How common is PTSD and C-PTSD?

Approximately two-thirds of the Australian population will experience events that are potentially traumatic (“potentially” is used here to reflect the subjective element in what is perceived as traumatic). Around 12 per cent of Australians will experience PTSD in their lifetime. Specifically, 4.4 per cent of people experience PTSD within the first 12 months after a traumatic event and 7.2 per cent experience PTSD over their lifetime. Rates are higher after specific traumas; interpersonal trauma such as rape and torture leading to lifetime prevalence rates as high as 50 per cent. C-PTSD prevalence estimates have not been reported in community or primary healthcare samples.

 

What are the causes and risk factors?

PTSD: PTSD commonly develops after exposure to death, threatened death, actual or threatened serious injury, or actual or threatened sexual violence. This can occur in a number of ways, including through direct exposure, witnessing the trauma, learning that a relative or close friend was exposed to a trauma, or indirect exposure to aversive details of the trauma, usually in the course of professional duties (e.g., first responders, medics).

 

Anyone can develop PTSD following one of these traumatic events, but people are at greater risk if the event involved deliberate harm such as physical or sexual assault or they have had repeated traumatic experiences such as childhood sexual abuse or living in a war zone.

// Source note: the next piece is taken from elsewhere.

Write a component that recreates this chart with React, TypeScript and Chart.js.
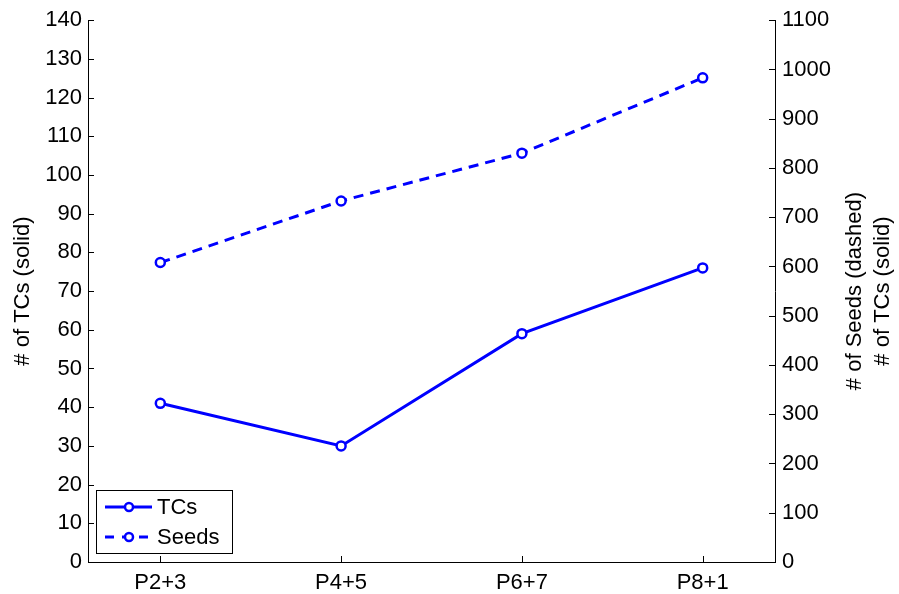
import React, { useEffect, useRef } from "react";
import { Chart, registerables } from "chart.js";

Chart.register(...registerables);

const categories = ["P2+3", "P4+5", "P6+7", "P8+1"];
const tcsValues = [41, 30, 59, 76];
const seedsValues = [608, 733, 830, 983];
const leftTicks = [0, 10, 20, 30, 40, 50, 60, 70, 80, 90, 100, 110, 120, 130, 140];
const rightTicks = [0, 100, 200, 300, 400, 500, 600, 700, 800, 900, 1000, 1100];
const seriesNames = ["TCs", "Seeds"];

const FONT = "Liberation Sans, Arial, Helvetica, sans-serif";
const FS = 22;
const BLUE = "#0000ff";

const decorPlugin = {
  id: "decor",
  afterDraw(chart: any) {
    const ctx = chart.ctx as CanvasRenderingContext2D;
    const a = chart.chartArea;
    const x = chart.scales.x;
    const y = chart.scales.y;
    const y1 = chart.scales.y1;
    ctx.save();
    ctx.strokeStyle = "#000";
    ctx.lineWidth = 1;
    const tl = 6;
    leftTicks.forEach((v) => {
      const py = Math.round(y.getPixelForValue(v)) + 0.5;
      ctx.beginPath();
      ctx.moveTo(a.left, py);
      ctx.lineTo(a.left + tl, py);
      ctx.stroke();
    });
    rightTicks.forEach((v) => {
      const py = Math.round(y1.getPixelForValue(v)) + 0.5;
      ctx.beginPath();
      ctx.moveTo(a.right, py);
      ctx.lineTo(a.right - tl, py);
      ctx.stroke();
    });
    categories.forEach((_, i) => {
      const px = Math.round(x.getPixelForValue(i + 1)) + 0.5;
      ctx.beginPath();
      ctx.moveTo(px, a.bottom);
      ctx.lineTo(px, a.bottom - tl);
      ctx.stroke();
    });
    ctx.fillStyle = "#000";
    ctx.font = `${FS}px ${FONT}`;
    ctx.textAlign = "center";
    ctx.textBaseline = "middle";
    const cy = (a.top + a.bottom) / 2;
    const drawRot = (text: string, cx: number) => {
      ctx.save();
      ctx.translate(cx, cy);
      ctx.rotate(-Math.PI / 2);
      ctx.fillText(text, 0, 0);
      ctx.restore();
    };
    drawRot("# of TCs (solid)", 23);
    drawRot("# of Seeds (dashed)", 855);
    drawRot("# of TCs (solid)", 883);

    // legend
    const lx = 96, ly = 490, lw = 136, lh = 63;
    ctx.fillStyle = "#fff";
    ctx.fillRect(lx, ly, lw, lh);
    ctx.strokeStyle = "#000";
    ctx.lineWidth = 1;
    ctx.strokeRect(lx + 0.5, ly + 0.5, lw, lh);
    const rows = [
      { name: seriesNames[0], dash: [] as number[], yy: 507 },
      { name: seriesNames[1], dash: [9, 8], yy: 537 },
    ];
    rows.forEach((r) => {
      ctx.strokeStyle = BLUE;
      ctx.lineWidth = 3;
      ctx.setLineDash(r.dash);
      ctx.beginPath();
      ctx.moveTo(105, r.yy);
      ctx.lineTo(152, r.yy);
      ctx.stroke();
      ctx.setLineDash([]);
      ctx.fillStyle = "#fff";
      ctx.beginPath();
      ctx.arc(129, r.yy, 4, 0, Math.PI * 2);
      ctx.fill();
      ctx.lineWidth = 2.5;
      ctx.stroke();
      ctx.fillStyle = "#000";
      ctx.font = `${FS}px ${FONT}`;
      ctx.textAlign = "left";
      ctx.textBaseline = "middle";
      ctx.fillText(r.name, 157, r.yy + 1);
    });
    ctx.restore();
  },
};

export default function App() {
  const ref = useRef<HTMLCanvasElement>(null);
  useEffect(() => {
    if (!ref.current) return;
    const pointStyle = {
      pointRadius: 4.5,
      pointBorderWidth: 2.5,
      pointBackgroundColor: "#fff",
      pointBorderColor: BLUE,
    };
    const tickFont = { family: FONT, size: FS };
    const chart = new Chart(ref.current, {
      type: "line",
      data: {
        datasets: [
          {
            label: seriesNames[0],
            data: tcsValues.map((v, i) => ({ x: i + 1, y: v })),
            borderColor: BLUE,
            borderWidth: 3,
            yAxisID: "y",
            ...pointStyle,
          },
          {
            label: seriesNames[1],
            data: seedsValues.map((v, i) => ({ x: i + 1, y: v })),
            borderColor: BLUE,
            borderWidth: 3,
            borderDash: [10, 7],
            yAxisID: "y1",
            ...pointStyle,
          },
        ],
      },
      plugins: [decorPlugin],
      options: {
        animation: false,
        responsive: false,
        maintainAspectRatio: false,
        layout: { padding: { top: 19, left: 0, right: 0, bottom: 0 } },
        plugins: { legend: { display: false }, tooltip: { enabled: false } },
        scales: {
          x: {
            type: "linear",
            min: 0.6,
            max: 4.4,
            afterBuildTicks: (s: any) => {
              s.ticks = categories.map((_, i) => ({ value: i + 1 }));
            },
            afterFit: (s: any) => {
              s.height = 32;
            },
            grid: { display: false, drawTicks: false },
            border: { display: true, color: "#000", width: 1 },
            ticks: {
              color: "#000",
              font: tickFont,
              padding: 8,
              maxRotation: 0,
              callback: (v: any) => categories[Math.round(Number(v)) - 1] ?? "",
            },
          },
          y: {
            position: "left",
            min: 0,
            max: 140,
            afterBuildTicks: (s: any) => {
              s.ticks = leftTicks.map((v) => ({ value: v }));
            },
            afterFit: (s: any) => {
              s.width = 88;
            },
            grid: { display: false, drawTicks: false },
            border: { display: true, color: "#000", width: 1 },
            ticks: {
              color: "#000",
              font: tickFont,
              padding: 6,
              callback: (v: any) => String(v),
            },
          },
          y1: {
            position: "right",
            min: 0,
            max: 1100,
            afterBuildTicks: (s: any) => {
              s.ticks = rightTicks.map((v) => ({ value: v }));
            },
            afterFit: (s: any) => {
              s.width = 124;
            },
            grid: { display: false, drawTicks: false },
            border: { display: true, color: "#000", width: 1 },
            ticks: {
              color: "#000",
              font: tickFont,
              padding: 7,
              callback: (v: any) => String(v),
            },
          },
        },
      },
    } as any);
    return () => chart.destroy();
  }, []);
  return (
    <div style={{ position: "fixed", left: 0, top: 0, width: 899, height: 594, background: "#fff" }}>
      <canvas ref={ref} width={899} height={594} style={{ width: 899, height: 594 }} />
    </div>
  );
}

Apart from the event itself, risk factors for developing PTSD include a past history of trauma or previous mental health problems, as well as ongoing stressful life events after the trauma and an absence of social supports.

 

C-PTSD: Individuals who experience complex trauma such as maltreatment, prolonged family or community violence, torture or exploitation (especially in early childhood or adolescence) are at risk not only for PTSD but also C-PTSD. In particular, early childhood abuse of any kind which is ongoing/continuous, in combination with a past history of trauma or other psychological issues, and ongoing stressors in daily life increase risk of developing C-PTSD.

 

Treatment

PTSD: Psychological treatment has been shown to be very effective in dealing with PTSD and reducing symptoms back to normal functioning. Both Cognitive-Behavioural Therapy (CBT) and Behaviour Therapy (particularly exposure therapy) are effective treatments for PTSD.

 

C-PTSD: Complex trauma means complex reactions and this leads to complex treatments. Hence, Complex Post Traumatic Stress Disorder treatment requires a multi-modal approach. It has been suggested that treatment for C-PTSD should differ from treatment for PTSD by focusing on problems that cause more functional impairment than the PTSD symptoms. These problems include emotional dysregulation, dissociation, and interpersonal problems. Multiple treatments have been suggested for C-PTSD, such as Dialectical Behaviour Therapy (DBT), Cognitive-Behavioural Therapy (CBT), Schema-Therapy, or Psychodynamic therapy; and often a combination approach is required.